# DIRECTIONS
Please transcribe the data that follows without the pictures, keeping every word the same.
*****
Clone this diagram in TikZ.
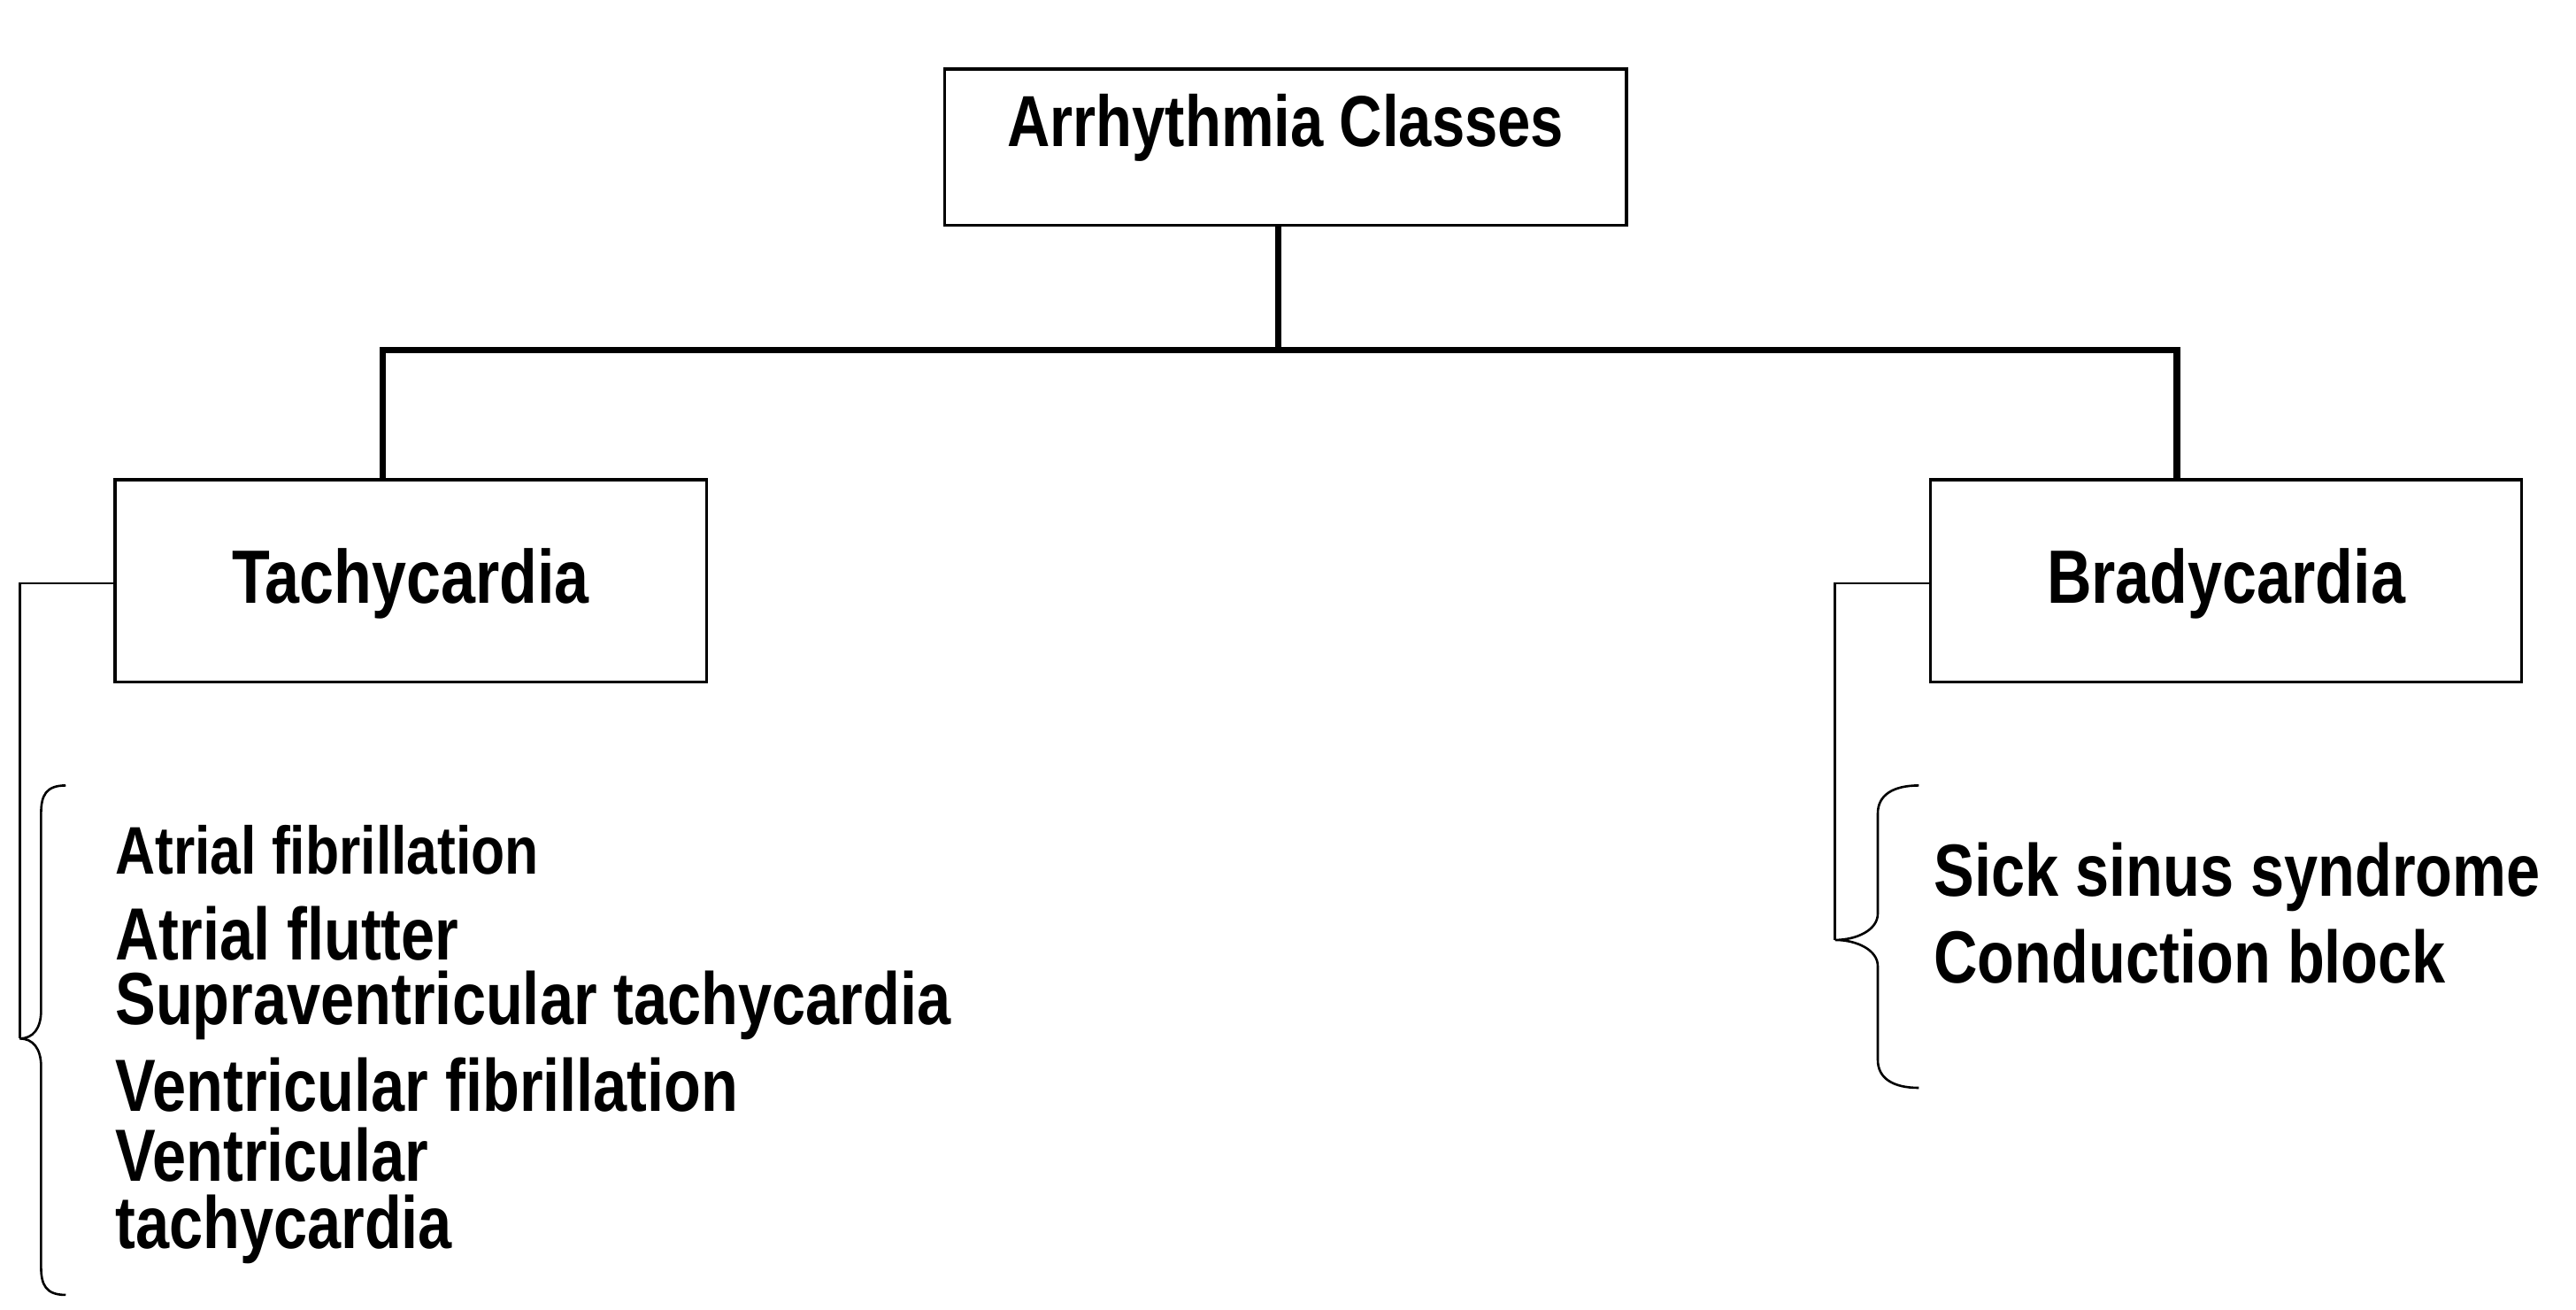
\documentclass[tikz,border=0pt]{standalone}
\usepackage{fontspec}
\setmainfont{Liberation Sans}[FakeStretch=0.82]
\begin{document}
\begin{tikzpicture}[x=1pt,y=-1pt,
  box/.style={draw,line width=1.8pt,minimum width=360pt,minimum height=123pt,inner sep=0pt},
  thick line/.style={line width=4pt},
  thin line/.style={line width=1.4pt},
  big/.style={font=\fontsize{46}{48}\selectfont\bfseries},
  item/.style={anchor=west,inner sep=0pt,font=\fontsize{45}{48}\selectfont\bfseries}]
\useasboundingbox (0,0) rectangle (1568,797);
\node[box,minimum width=415pt,minimum height=95pt] (top) at (782.5,89.5) {};
\node[big,font=\fontsize{44}{46}\selectfont\bfseries] (toptxt) at (782.5,78) {Arrhythmia Classes};
\node[box] (tachy) at (250,353.5) {};
\node[big] at (250,355) {Tachycardia};
\node[box] (brady) at (1355,353.5) {};
\node[big] at (1355,355) {Bradycardia};
\coordinate (j) at (778,213);
\draw[thick line] (top.south -| j) -- (j);
\draw[thick line,line join=miter] (tachy.north -| 233,0) -- (233,213) -- (1325,213) -- (brady.north -| 1325,0);
% tachy brace
\coordinate (tb) at (12,632);
\draw[thin line] (tachy.west |- 0,355) -- (12,355) -- (tb);
\draw[thin line] (40,478) .. controls (28,478) and (25,484) .. (25,495) -- (25,615)
  .. controls (25,626) and (20,632) .. (tb) .. controls (20,632) and (25,638) .. (25,649)
  -- (25,771) .. controls (25,782) and (28,788) .. (40,788);
% brady brace
\coordinate (bb) at (1117,572);
\draw[thin line] (brady.west |- 0,355) -- (1117,355) -- (bb);
\draw[thin line] (1168,478) .. controls (1152,478) and (1143,484) .. (1143,495) -- (1143,556)
  .. controls (1143,566) and (1130,572) .. (bb) .. controls (1130,572) and (1143,578) .. (1143,588)
  -- (1143,645) .. controls (1143,656) and (1152,662) .. (1168,662);
\node[item,font=\fontsize{41}{44}\selectfont\bfseries] at (70,517) {Atrial fibrillation};
\node[item] at (70,568) {Atrial flutter};
\node[item] at (70,612) {Supraventricular tachycardia};
\node[item] at (70,660) {Ventricular fibrillation};
\node[item] at (70,703) {Ventricular};
\node[item] at (70,748) {tachycardia};
\node[item] at (1177,534) {Sick sinus syndrome};
\node[item] at (1177,582) {Conduction block};
\end{tikzpicture}
\end{document}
*****
# EXERCISE SOLUTION
Clone this diagram in TikZ.
\documentclass[tikz,border=0pt]{standalone}
\usepackage{fontspec}
\setmainfont{Liberation Sans}[FakeStretch=0.82]
\begin{document}
\begin{tikzpicture}[x=1pt,y=-1pt,
  box/.style={draw,line width=1.8pt,minimum width=360pt,minimum height=123pt,inner sep=0pt},
  thick line/.style={line width=4pt},
  thin line/.style={line width=1.4pt},
  big/.style={font=\fontsize{46}{48}\selectfont\bfseries},
  item/.style={anchor=west,inner sep=0pt,font=\fontsize{45}{48}\selectfont\bfseries}]
\useasboundingbox (0,0) rectangle (1568,797);
\node[box,minimum width=415pt,minimum height=95pt] (top) at (782.5,89.5) {};
\node[big,font=\fontsize{44}{46}\selectfont\bfseries] (toptxt) at (782.5,78) {Arrhythmia Classes};
\node[box] (tachy) at (250,353.5) {};
\node[big] at (250,355) {Tachycardia};
\node[box] (brady) at (1355,353.5) {};
\node[big] at (1355,355) {Bradycardia};
\coordinate (j) at (778,213);
\draw[thick line] (top.south -| j) -- (j);
\draw[thick line,line join=miter] (tachy.north -| 233,0) -- (233,213) -- (1325,213) -- (brady.north -| 1325,0);
% tachy brace
\coordinate (tb) at (12,632);
\draw[thin line] (tachy.west |- 0,355) -- (12,355) -- (tb);
\draw[thin line] (40,478) .. controls (28,478) and (25,484) .. (25,495) -- (25,615)
  .. controls (25,626) and (20,632) .. (tb) .. controls (20,632) and (25,638) .. (25,649)
  -- (25,771) .. controls (25,782) and (28,788) .. (40,788);
% brady brace
\coordinate (bb) at (1117,572);
\draw[thin line] (brady.west |- 0,355) -- (1117,355) -- (bb);
\draw[thin line] (1168,478) .. controls (1152,478) and (1143,484) .. (1143,495) -- (1143,556)
  .. controls (1143,566) and (1130,572) .. (bb) .. controls (1130,572) and (1143,578) .. (1143,588)
  -- (1143,645) .. controls (1143,656) and (1152,662) .. (1168,662);
\node[item,font=\fontsize{41}{44}\selectfont\bfseries] at (70,517) {Atrial fibrillation};
\node[item] at (70,568) {Atrial flutter};
\node[item] at (70,612) {Supraventricular tachycardia};
\node[item] at (70,660) {Ventricular fibrillation};
\node[item] at (70,703) {Ventricular};
\node[item] at (70,748) {tachycardia};
\node[item] at (1177,534) {Sick sinus syndrome};
\node[item] at (1177,582) {Conduction block};
\end{tikzpicture}
\end{document}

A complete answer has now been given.